In their 75-57 loss to Illinois, the youthful Wolverines couldn’t stop the Fighting Illini duo, which combined for 38 points and 17 rebounds.

Despite the play of the Illinois frontcourt, the latest setback for Michigan (1-4 Big Ten, 5-12 overall) differed from past lopsided road losses against Georgetown and Duke, where losses seemed inevitable.

This one was closer than the final score indicates. A nifty floater in the lane by sophomore DeShawn Sims culminated a seven-point run and tied the game at 43 with 12:35 remaining.

From there, it was all Illinois (1-4, 9-9). The Illini went on a 13-0 streak over the next five-plus minutes, eliminating Michigan’s hope of winning its second-straight Big Ten road game.

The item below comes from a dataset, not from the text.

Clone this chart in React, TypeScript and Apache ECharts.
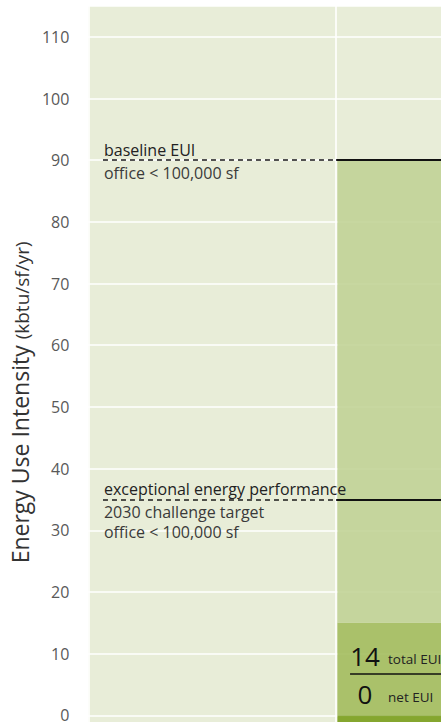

Michigan coach John Beilein tried everything on defense, but the Wolverines had no answer for Pruitt’s play in the second half. Whether battling man-to-man coverage, double teams, a 1-3-1 zone or even a 2-3, Pruitt found ways to be score.

The senior finished the game with 19 points, including eight of the Illini’s first 12 in the second half.

“We weren’t going to be able to guard him,” Beilein said. “(Sophomore) Ekpe (Udoh) is about 220 pounds and was just having trouble with the leverage he creates.”

On the other end of the spectrum was the play of Michigan’s youth.

Freshman Manny Harris, who said after the game he was limited by a right foot injury, had a career-low five points, committed three turnovers and had no assists. Sims had 13 points but shot just 6-of-15 from the field. And after his first double-double of the season against Northwestern Saturday, Udoh was ineffective, finishing with six points and six rebounds without a field goal.

The Wolverines’ inaccuracy continued. They shot a paltry 35.7 percent from the field, something Beilein has lamented constantly.

“We’re a team that’s going to struggle to score until we improve our shooting,” Beilein said.

The breakdowns on offense started from the game’s outset. The Wolverines’ nasty habit of slow starts struck again as Michigan missed eight of its first nine shots, turned the ball over four times and allowed Illinois to jump out to a 17-5 lead.

The sluggish beginning prompted Beilein to go to his bench.

Sophomore Anthony Wright and senior David Merritt teamed up to dig the Wolverines out of their hole, burying four 3-pointers in as many minutes – a rarity for this team.

Led by the duo’s hot streak from the outside, Michigan countered with its own 14-0 run and took its first lead of the game, 19-17.

But then Randle stabilized the Illini. He answered Michigan’s outburst, scoring on a putback on the ensuing possession. The forward had 15 first-half points, including 10 after Michigan tied the game, giving Illinois a four-point lead at halftime.

It was just another on-the-court lesson for a Michigan team still learning what it takes to beat older, wiser and tougher competition.

“It’s still us trying to find ourselves,” Harris said. “It’s stuff we could have controlled, but we broke down.”